I wouldn't be perturbed if I understood why this was any better than flags at a cemetery, or on a street corner, or whatever. But this proposal just doesn't feel right.
I do come across memorials from time to time while hiking. I've paid respects at the monuments of Frank Layman, a literally fallen firefighter; of William Curtis and Allan Ormsbee ,who blazed the southwest approach to Slide Mountain in the Catskills, subsequently perished in a blizzard in the Whites in June of 1900, and whose ashes were strewn near the head of the trail that bears their name; of John Burroughs, who is second only to Muir in writing that reintroduced the world of Manifest Destiny to the harmonies of nature; and of Raymond Torrey, who, while he was not the visionary that Benton MacKaye or Myron Avery were, nevertheless blazed the first miles of Appalachian trail through Bear Mountain and Harriman, and whose ashes were given to the wind at his favorite overlook in Harriman, a short distance from the New York Long Path. I hope someday to visit others: Ernie Pyle, Noah John Rondeau, Daniel Shays, the list of people memorialized in the wilderness is long.
I've visited plane wrecks and abandoned family cemeteries in the woods, and prayed for the repose of those who lie there, some of their names now forgotten. And I know that some of the names graven in the rock at some of the Catskill overlooks - they have an abundance of very old graffiti - belong to people whose remains were given to the winds off the same rocks. Where I hike, therefore, memorials abound, simply because the places had a rich history before the woods were allowed to reclaim them.

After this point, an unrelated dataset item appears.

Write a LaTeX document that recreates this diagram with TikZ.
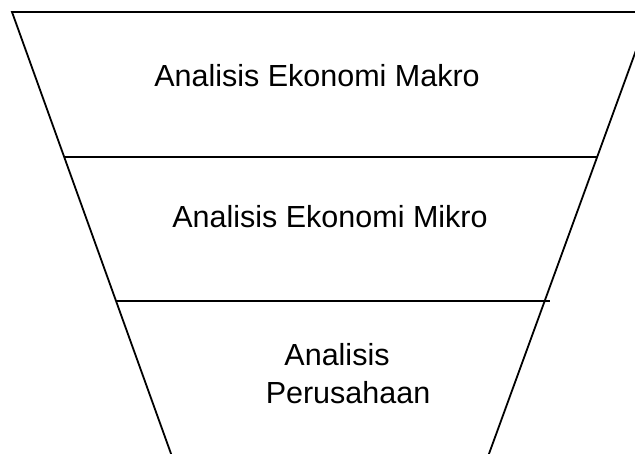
\documentclass[tikz,border=0pt]{standalone}
\usepackage{fontspec}
\setmainfont{Liberation Sans}
\begin{document}
\begin{tikzpicture}[x=1pt,y=-1pt,
  edge/.style={draw=black,line width=1.8pt},
  lbl/.style={font=\fontsize{30.5}{38}\selectfont,anchor=base,inner sep=0pt}]
\useasboundingbox (0,0) rectangle (635,454);
\clip (0,0) rectangle (635,454);
\coordinate (tl) at (12,12);
\coordinate (tr) at (650,12);
\coordinate (bl) at (174,462);
\coordinate (br) at (486,462);
\coordinate (h1l) at (64,157);
\coordinate (h1r) at (597,157);
\coordinate (h2l) at (116,301);
\coordinate (h2r) at (550,301);
\draw[edge,line join=miter] (bl) -- (tl) -- (tr) -- (br);
\draw[edge] (h1l) -- (h1r);
\draw[edge] (h2l) -- (h2r);
\node[lbl] (makro) at (317,87) {Analisis Ekonomi Makro};
\node[lbl] (mikro) at (330,228) {Analisis Ekonomi Mikro};
\node[lbl] (per1) at (337,366) {Analisis};
\node[lbl] (per2) at (348,404) {Perusahaan};
\end{tikzpicture}
\end{document}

Someday, I shall climb the trailless mountain where my step-grandfather disappeared, 73 years ago, and pay my respects to him in a place that, while it is "forever wild" under the law, is still forever his in a deeper and more abiding sense. If I do so, I shall most likely build a small cairn of stones, some short distance out of sight of the summit, and bury his name (possibly engraved on a bit of rock or aluminium, so as to withstand the elements for a time) within it. Someday, too, I shall visit the plane crash in the Vermont backcountry where fell the man who was my first real friend when I went to college far from anyone I knew; the hiker who first led me above the timberline afoot; the youth whose short earthly life ended on a foggy night mere months after we met, now forty years ago.
While none of these memorials has Left No Trace, they do not bother me in the slightest. They are placed on land that forever belongs to the departed. Those remembered left their trace indelibly in their having held the land and worked it before Nature reclaimed it, in their pioneering new routes and blazing trail, in their stewardship of the land, and in their very bones and ashes. In life they enriched the land, rather than defacing it. In death their markers silently cry out: Hiker, as you pass, remember me and do likewise!
For someone who does not have the same deep connection to a particular spot of wilderness, leaving a memorial in an arbitrary spot just doesn't feel quite right. The memory of our fallen warriors is sacred, and deserves to be upheld. Nevertheless, the laudable impulse to remember them seems misdirected if it leaves traces that are not theirs in land that we all are supposed to respect and leave undefiled. To me, it feels as if it would end by honouring neither their memory nor the land.